With nearly 11 million mentions on the internet, the hat that Princess Beatrice wore to her cousin’s wedding has taken on a life of its own.
It has been photoshopped a thousand times (most memorably on to the Killing Bin Laden images at the White House).
Variously described ‘the toilet seat’ and a ‘deranged pretzel’ the despised titfer redeemed itself by raising £81,000 for children’s charities when Beatrice wisely placed it on eBay.
Michael Jackson Statue: What’s wrong with putting up a statue to a dear, departed friend? Plenty, if your name is Mohamed Al-Fayed and the statue looks like the one he erected outside his beloved Craven Cottage football ground. Fans dubbed it tacky and predicted it would make Fulham FC a laughing stock but Al-Fayed hit back.
‘If some stupid fans don't understand and appreciate such a gift they can go to hell,’ he said, predicting that ‘People will queue to come and visit it from all over the UK.’ Possibly. But only if they are in need of a good laugh.
The iMax Cinema: Conceived in the white heat of a Bournemouth council meeting, the structure quickly gained fame as Britain’s second most hated building.
The edifice most usually prefixed with the words ‘the hated’ started life as a cunning plan to entice more tourists to this beautiful resort.
Because it actually obscured some of the town’s finest views it finally got its come-uppance in 2010,when the council decided to get rid of it although now they are planning to chop a bit off and re-purpose the rest for recreation.

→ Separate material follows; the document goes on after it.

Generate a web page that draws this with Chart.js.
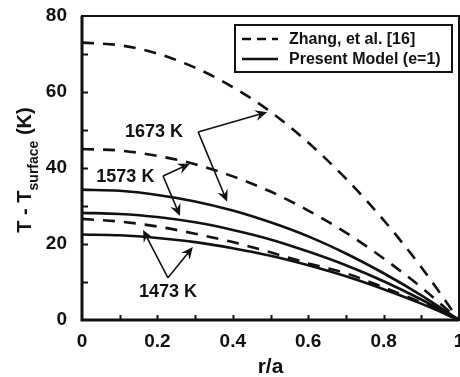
<!DOCTYPE html>
<html>
<head>
<meta charset="utf-8">
<script src="https://cdn.jsdelivr.net/npm/chart.js@4.4.0/dist/chart.umd.min.js"></script>
<style>
  html, body { margin: 0; padding: 0; background: #fff; }
  #wrap { width: 460px; height: 377px; }
</style>
</head>
<body>
<div id="wrap"><canvas id="chart"></canvas></div>
<script>
// r/a positions
const rValues = [0, 0.1, 0.2, 0.3, 0.4, 0.5, 0.6, 0.7, 0.8, 0.9, 1.0];

// Zhang, et al. [16] (dashed)
const zhang1673 = [73.0, 72.3, 70.1, 66.4, 61.3, 54.8, 46.7, 37.2, 26.3, 13.9, 0];
const zhang1573 = [45.0, 44.6, 43.2, 41.0, 37.8, 33.8, 28.8, 23.0, 16.2, 8.6, 0];
const zhang1473 = [26.6, 25.9, 24.6, 22.7, 20.5, 17.8, 14.9, 12.3, 8.6, 4.6, 0];

// Present Model (e=1) (solid)
const model1673 = [34.3, 34.0, 32.9, 31.2, 28.8, 25.7, 22.0, 17.5, 12.3, 6.5, 0];
const model1573 = [28.2, 27.9, 27.1, 25.7, 23.7, 21.2, 18.0, 14.4, 10.2, 5.4, 0];
const model1473 = [22.5, 22.3, 21.6, 20.5, 18.9, 16.9, 14.4, 11.5, 8.1, 4.3, 0];

const xTicks = [0, 0.2, 0.4, 0.6, 0.8, 1];
const yTicks = [0, 20, 40, 60, 80];
const legendLabels = ['Zhang, et al. [16]', 'Present Model (e=1)'];

// annotation labels, with arrows (from -> to) in data units
const annotations = [
    { text: '1673 K', at: [0.191, 49.5], from: [0.308, 49.5], to: [[0.491, 54.7], [0.385, 31.1]] },
    { text: '1573 K', at: [0.115, 37.6], from: [0.215, 37.9], to: [[0.286, 41.1], [0.26, 27.4]] },
    { text: '1473 K', at: [0.228, 7.4], from: [0.228, 11.1], to: [[0.162, 23.7], [0.294, 19.2]] }
];

const FONT = '"Liberation Sans", Arial, Helvetica, sans-serif';
const DASH = [12, 9];
const LEGEND_DASH = [9, 6];

const toPoints = ys => rValues.map((r, i) => ({ x: r, y: ys[i] }));

const makeSet = (label, ys, dashed) => ({
    label: label,
    data: toPoints(ys),
    borderColor: '#111',
    borderWidth: 2.6,
    borderDash: dashed ? DASH : [],
    pointRadius: 0,
    fill: false,
    cubicInterpolationMode: 'monotone'
});

function drawArrow(ctx, x1, y1, x2, y2) {
    const ang = Math.atan2(y2 - y1, x2 - x1);
    const len = 12, wid = 5.5;
    ctx.beginPath();
    ctx.moveTo(x1, y1);
    ctx.lineTo(x2 - Math.cos(ang) * 6, y2 - Math.sin(ang) * 6);
    ctx.stroke();
    ctx.save();
    ctx.translate(x2, y2);
    ctx.rotate(ang);
    ctx.beginPath();
    ctx.moveTo(0, 0);
    ctx.lineTo(-len, -wid);
    ctx.lineTo(-len * 0.65, 0);
    ctx.lineTo(-len, wid);
    ctx.closePath();
    ctx.fill();
    ctx.restore();
}

const decorations = {
    id: 'decorations',
    afterDatasetsDraw(chart) {
        const ctx = chart.ctx;
        const xs = chart.scales.x, ys = chart.scales.y;
        const area = chart.chartArea;
        ctx.save();
        ctx.fillStyle = '#111';
        ctx.strokeStyle = '#111';

        // minor/major ticks, pointing inward
        ctx.lineWidth = 2;
        for (let v = 10; v < 80; v += 10) {
            const y = Math.round(ys.getPixelForValue(v)) + 0.5;
            ctx.beginPath();
            ctx.moveTo(area.left, y);
            ctx.lineTo(area.left + 6, y);
            ctx.stroke();
        }
        for (let k = 1; k < 10; k++) {
            const x = Math.round(xs.getPixelForValue(k / 10)) + 0.5;
            ctx.beginPath();
            ctx.moveTo(x, area.bottom);
            ctx.lineTo(x, area.bottom - 5);
            ctx.stroke();
        }

        // frame
        ctx.lineWidth = 2;
        ctx.strokeRect(area.left, area.top, area.right - area.left, area.bottom - area.top);
        ctx.lineWidth = 3;
        ctx.beginPath();
        ctx.moveTo(area.left, area.top);
        ctx.lineTo(area.left, area.bottom);
        ctx.lineTo(area.right, area.bottom);
        ctx.stroke();

        // annotations
        ctx.font = 'bold 18px ' + FONT;
        ctx.textAlign = 'center';
        ctx.textBaseline = 'middle';
        ctx.lineWidth = 1.6;
        annotations.forEach(a => {
            ctx.fillText(a.text, xs.getPixelForValue(a.at[0]), ys.getPixelForValue(a.at[1]));
            const fx = xs.getPixelForValue(a.from[0]), fy = ys.getPixelForValue(a.from[1]);
            a.to.forEach(t => drawArrow(ctx, fx, fy, xs.getPixelForValue(t[0]), ys.getPixelForValue(t[1])));
        });

        // legend box
        const lx = 235, ly = 25, lw = 217, lh = 47;
        ctx.fillStyle = '#fff';
        ctx.fillRect(lx, ly, lw, lh);
        ctx.lineWidth = 2;
        ctx.strokeRect(lx, ly, lw, lh);
        ctx.fillStyle = '#111';
        ctx.font = 'bold 16px ' + FONT;
        ctx.textAlign = 'left';
        ctx.textBaseline = 'middle';
        [[LEGEND_DASH, 39], [[], 59]].forEach((row, i) => {
            ctx.lineWidth = 2.5;
            ctx.setLineDash(row[0]);
            ctx.beginPath();
            ctx.moveTo(242, row[1]);
            ctx.lineTo(278, row[1]);
            ctx.stroke();
            ctx.setLineDash([]);
            ctx.fillText(legendLabels[i], 289, row[1] + 1);
        });

        // axis titles
        ctx.font = 'bold 21px ' + FONT;
        ctx.textAlign = 'center';
        ctx.fillText('r/a', (area.left + area.right) / 2, 367);

        ctx.translate(0, 170);
        ctx.rotate(-Math.PI / 2);
        ctx.textAlign = 'left';
        ctx.textBaseline = 'alphabetic';
        const bigFont = 'bold 20px ' + FONT, subFont = 'bold 14px ' + FONT;
        const parts = [['T - T', bigFont, 31], ['surface', subFont, 38], [' (K)', bigFont, 31]];
        let total = 0;
        parts.forEach(p => { ctx.font = p[1]; total += ctx.measureText(p[0]).width; });
        let px = -total / 2;
        parts.forEach(p => {
            ctx.font = p[1];
            ctx.fillText(p[0], px, p[2]);
            px += ctx.measureText(p[0]).width;
        });
        ctx.restore();
    }
};

new Chart(document.getElementById('chart'), {
    type: 'line',
    data: {
        datasets: [
            makeSet('Zhang 1673 K', zhang1673, true),
            makeSet('Zhang 1573 K', zhang1573, true),
            makeSet('Zhang 1473 K', zhang1473, true),
            makeSet('Model 1673 K', model1673, false),
            makeSet('Model 1573 K', model1573, false),
            makeSet('Model 1473 K', model1473, false)
        ]
    },
    options: {
        responsive: true,
        maintainAspectRatio: false,
        animation: false,
        layout: { padding: { top: 16, right: 1, left: 0, bottom: 0 } },
        plugins: {
            legend: { display: false },
            tooltip: { enabled: false }
        },
        scales: {
            x: {
                type: 'linear',
                min: 0,
                max: 1,
                afterFit: s => { s.height = 57; s.paddingLeft = 0; s.paddingRight = 0; },
                afterBuildTicks: s => { s.ticks = xTicks.map(v => ({ value: v })); },
                grid: { display: false },
                border: { display: false },
                ticks: {
                    color: '#111',
                    padding: 2,
                    maxRotation: 0,
                    font: { family: FONT, size: 19, weight: 'bold' },
                    callback: v => String(v)
                }
            },
            y: {
                min: 0,
                max: 80,
                afterFit: s => { s.width = 82; s.paddingTop = 0; s.paddingBottom = 0; },
                afterBuildTicks: s => { s.ticks = yTicks.map(v => ({ value: v })); },
                grid: { display: false },
                border: { display: false },
                ticks: {
                    color: '#111',
                    padding: 7,
                    font: { family: FONT, size: 19, weight: 'bold' }
                }
            }
        }
    },
    plugins: [decorations]
});
</script>
</body>
</html>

The Millennium Dome: It was big, some said it was ugly, it went horribly over budget but it was the only structure in the UK big enough to house the combined egos of its most passionate enthusiasts; Tony Blair, Peter Mandelson and John Prescott.
It contained an assortment of ‘attractions’ and gew-gaws which were mainly famous for not attracting enough visitors.
Tony Blair described it as a ‘triumph of confidence over cynicism, boldness over blandness, excellence over mediocrity’. And, given the fact that it took ages before the O2 took it over, of hope over experience, too.
The Boscombe Fountain: (Parts I and II). To commission one detested public fountain at a cost rumoured to be over £100,000 may be unfortunate. To commission two looks like carelessness in the extreme.
But that’s what happened in Boscombe during the late 1980s when someone decided it would be really great to liven up the shopping precinct there with a circle of graded concrete blocks with a dribble of water in the middle.
It was dubbed ‘Stonehenge’ , which was rather insulting to that venerable monument and also a ‘urinal’, which is what many night-time revellers mistook it for.
It was eventually replaced with a more traditional number which was also used for the relief of the caught-short, and that was given the axe in 2010, one of the main complaints being that most people had never seen it work.
The council proposed to replace it with a bike rack.
The Diana Memorial Fountain: What is it with this country and fountains? Evidently the committee of the great and the good who oversaw this venture saw nothing wrong with remembering the People’s Princess with an open waterway whose stonework became dangerously slimy with algae and a hazard to the little children who wanted to play in it. Unpopular, dreary and surrounded by drips, perhaps its supporters were thinking of another royal personage?
Skylon: With the 60th anniversary of the Festival of Britain taking place, the nation’s designers are having a Skylon moment. Which is amazing, really, because the cigar-shaped thingy that so wowed the folk who visited the South Bank exhibition all those years ago was really a bit pants.
What was it for? What did it do? What was the point, you may have asked. Well, it was this. Skylon proves that if a despised object or construction stays around long enough, or is eulogised well enough, it will find itself a national icon and treasure.